All das macht Whistleblower - In gefährlicher Mission zwar inhaltlich sehr wichtig und auf Grund der anklagenden Brisanz des Themas eine mutige Produktion, doch ist der Film auch für ein nervenstarkes Publikum nur schwer zu ertragen. Gäbe es einen Abschluss, einen Hoffnungsschimmer für die Opfer oder eine gerechte Strafe für die Verantwortlichen, könnte man damit besser umgehen. Doch selbst wenn nach der Bekanntmachung jenes Skandals Teile der involvierten UN-Beobachter und der Sicherheitsfirmen abgezogen wurden, inzwischen sind dieselben Personen in anderen Krisengebieten im Einsatz.
Es macht einen traurig zu sehen, wie die UNO sich auch hier als vollkommen handlungsunfähig erweist.
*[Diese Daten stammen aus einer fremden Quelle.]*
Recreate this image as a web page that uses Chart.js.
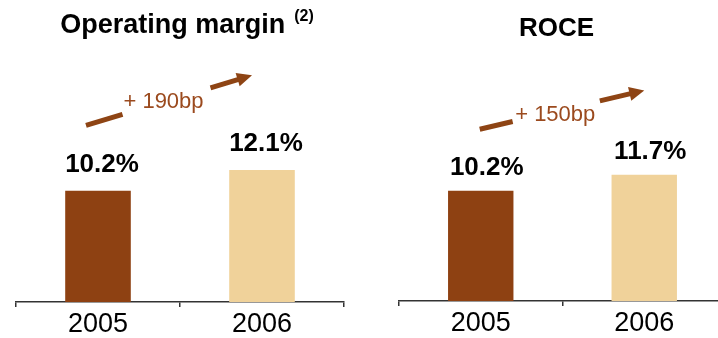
<!DOCTYPE html>
<html>
<head>
<meta charset="utf-8">
<script src="https://cdn.jsdelivr.net/npm/chart.js@4"></script>
<style>
  html, body { margin: 0; padding: 0; background: #fff; overflow: hidden; }
  #wrap { position: relative; width: 718px; height: 338px; overflow: hidden; }
  canvas { position: absolute; top: 0; }
</style>
</head>
<body>
<div id="wrap">
  <canvas id="marginChart" width="360" height="338" style="left:0"></canvas>
  <canvas id="roceChart" width="366" height="338" style="left:360px"></canvas>
</div>
<script>
// Values
const years = ['2005', '2006'];
const operatingMargin = [10.2, 12.1];
const roce = [10.2, 11.7];

const barColors = ['#8E4112', '#F0D29A'];
const arrowColor = '#8E4414';
const changeColor = '#9B4A1E';
const FONT = '"Liberation Sans", Arial, Helvetica, sans-serif';

// Draws the panel title, value labels above bars and the growth arrow
const panelDecor = {
  id: 'panelDecor',
  afterDatasetsDraw(chart, args, o) {
    const ctx = chart.ctx;
    const area = chart.chartArea;
    const bars = chart.getDatasetMeta(0).data;
    const values = chart.data.datasets[0].data;
    const y = chart.scales.y;
    ctx.save();

    // title with optional superscript note
    ctx.fillStyle = '#000';
    ctx.textBaseline = 'alphabetic';
    ctx.textAlign = 'left';
    ctx.font = 'bold ' + o.titleSize + 'px ' + FONT;
    const tw = ctx.measureText(o.title).width;
    let sw = 0;
    if (o.sup) {
      ctx.font = 'bold 16px ' + FONT;
      sw = ctx.measureText(o.sup).width + 9;
    }
    const cx = (area.left + area.right) / 2 + o.titleShift;
    const tx = cx - (tw + sw) / 2;
    ctx.font = 'bold ' + o.titleSize + 'px ' + FONT;
    ctx.fillText(o.title, tx, o.titleBaseline);
    if (o.sup) {
      ctx.font = 'bold 16px ' + FONT;
      ctx.fillText(o.sup, tx + tw + 9, o.titleBaseline - 12);
    }

    // value labels
    ctx.font = 'bold 26px ' + FONT;
    ctx.textAlign = 'center';
    bars.forEach((bar, i) => {
      ctx.fillText(values[i].toFixed(1) + '%', bar.x + o.labelDx, bar.y - o.labelGap);
    });

    // growth arrow, broken around its label
    const a = o.arrow;
    const x0 = bars[0].x + a.from[0], y0 = y.getPixelForValue(a.from[1]);
    const x1 = bars[1].x + a.to[0], y1 = y.getPixelForValue(a.to[1]);
    const pt = t => [x0 + (x1 - x0) * t, y0 + (y1 - y0) * t];
    const ang = Math.atan2(y1 - y0, x1 - x0);
    const headLen = 15, headHalf = 7;
    const baseX = x1 - headLen * Math.cos(ang), baseY = y1 - headLen * Math.sin(ang);
    ctx.strokeStyle = arrowColor;
    ctx.fillStyle = arrowColor;
    ctx.lineWidth = 5;
    ctx.lineCap = 'butt';
    const g0 = pt(a.gap[0]), g1 = pt(a.gap[1]);
    ctx.beginPath();
    ctx.moveTo(x0, y0); ctx.lineTo(g0[0], g0[1]);
    ctx.moveTo(g1[0], g1[1]); ctx.lineTo(baseX + Math.cos(ang), baseY + Math.sin(ang));
    ctx.stroke();
    ctx.beginPath();
    ctx.moveTo(x1, y1);
    ctx.lineTo(baseX + headHalf * Math.sin(ang), baseY - headHalf * Math.cos(ang));
    ctx.lineTo(baseX - headHalf * Math.sin(ang), baseY + headHalf * Math.cos(ang));
    ctx.closePath();
    ctx.fill();

    // change in basis points
    const bp = Math.round((values[1] - values[0]) * 100);
    const mid = pt((a.gap[0] + a.gap[1]) / 2);
    ctx.font = '22px ' + FONT;
    ctx.fillStyle = changeColor;
    ctx.textAlign = 'center';
    ctx.textBaseline = 'middle';
    ctx.fillText('+ ' + bp + 'bp', mid[0] + a.textDx, mid[1] + a.textDy);
    ctx.restore();
  }
};

function makePanel(id, values, pad, axisHeight, decor) {
  return new Chart(document.getElementById(id), {
    type: 'bar',
    data: {
      labels: years,
      datasets: [{
        data: values,
        backgroundColor: barColors,
        borderWidth: 0,
        barPercentage: 0.4,
        categoryPercentage: 1
      }]
    },
    options: {
      responsive: false,
      animation: false,
      devicePixelRatio: 1,
      layout: { padding: pad },
      plugins: {
        legend: { display: false },
        tooltip: { enabled: false },
        panelDecor: decor
      },
      scales: {
        x: {
          offset: true,
          grid: {
            display: true,
            offset: true,
            drawOnChartArea: false,
            drawTicks: true,
            tickLength: 5,
            color: '#333',
            lineWidth: 1.5
          },
          border: { display: true, color: '#333', width: 1.5 },
          ticks: { color: '#000', font: { family: FONT, size: 27 }, padding: 1 },
          afterFit(scale) { scale.height = axisHeight; }
        },
        y: { display: false, min: 0, max: 25 }
      }
    },
    plugins: [panelDecor]
  });
}

makePanel('marginChart', operatingMargin,
  { left: 16, right: 16, top: 29.5, bottom: 0 }, 36,
  {
    title: 'Operating margin', sup: '(2)', titleSize: 27, titleShift: 7, titleBaseline: 33,
    labelDx: 4, labelGap: 19,
    arrow: { from: [-12, 16.2], to: [-10, 20.8], gap: [0.22, 0.75], textDx: -3, textDy: 1 }
  });

makePanel('roceChart', roce,
  { left: 39, right: 0, top: 31, bottom: 0 }, 37,
  {
    title: 'ROCE', sup: '', titleSize: 26, titleShift: -6, titleBaseline: 36,
    labelDx: 6, labelGap: 16,
    arrow: { from: [-1, 15.9], to: [0, 19.5], gap: [0.2, 0.73], textDx: -1, textDy: 4 }
  });
</script>
</body>
</html>
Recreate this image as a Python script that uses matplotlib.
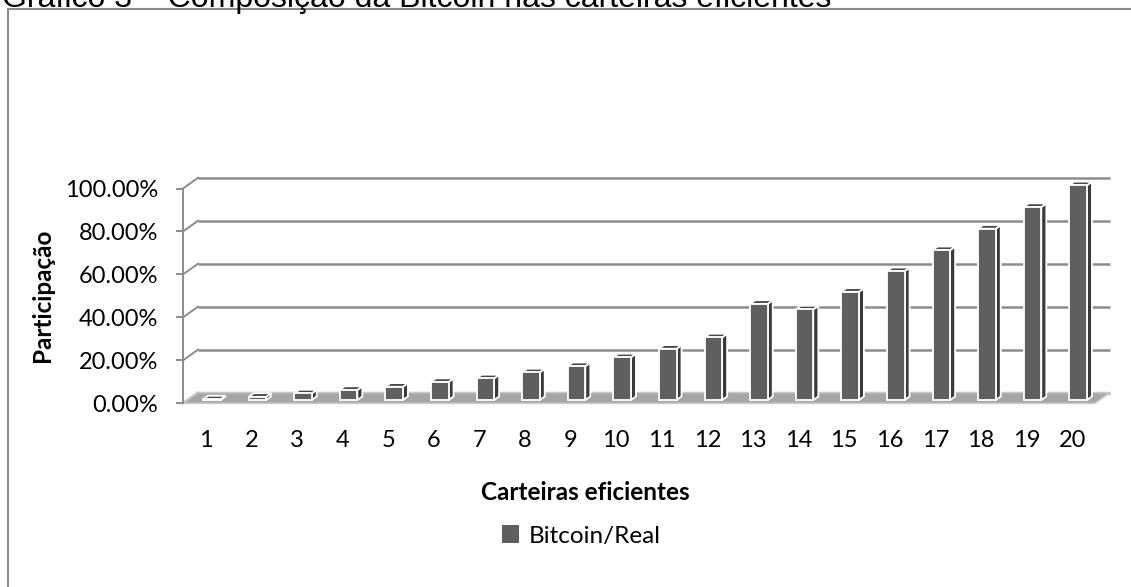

Schlimmer noch: Sie ist nicht nur Komplizin, sondern in gewissen Sinne auch Schutzherrin dieser menschenverachtenden Verbrechen geworden.


Fazit:
Die Regisseurin Larysa Kondracki zeichnet ein erschütterndes Bild einer Gesellschaft nach dem Krieg, in welchem insbesondere diejenigen, die als Hilfstruppe angekündigt wurden, die schlimmsten Grausamkeiten billigen oder sich sogar daran beteiligen, um den Profit einzustreichen. Die von Männern dominierte Welt, in der sich Kathryn Bolkovac bewegt, betrachtet sie und andere Frauen nicht mehr nur als Sex-Objekt, sondern beinahe schon als Ware. Wie bedrohlich die Situation für sie insbesondere ist, je mehr sie die kriminellen Machenschaften aufdeckt, ist auf eine beängstigende Weise spürbar. Dass sich, auch wenn diese Umstände aufgezeigt und verbreitet werden, letztlich so wenig ändert, ist zermürbend und entmutigend.
Whistleblower - In gefährlicher Mission zeigt eine Geschichte, die auf wahren Ereignissen beruht und uns nicht nur darum an der Menschlichkeit der Menschheit verzweifeln lässt. Rachel Weisz füllt die ihre Figur mit einer Wut und einer Verzweiflung, welche die Darstellerin in einem neuen Licht erscheinen lässt, und das Publikum fesselt. Doch das Martyrium der Opfer durch Roxana Condurache oder Paula Schramm zu beobachten wirkt lange nach, so dass das Drama schwer zu verarbeiten ist.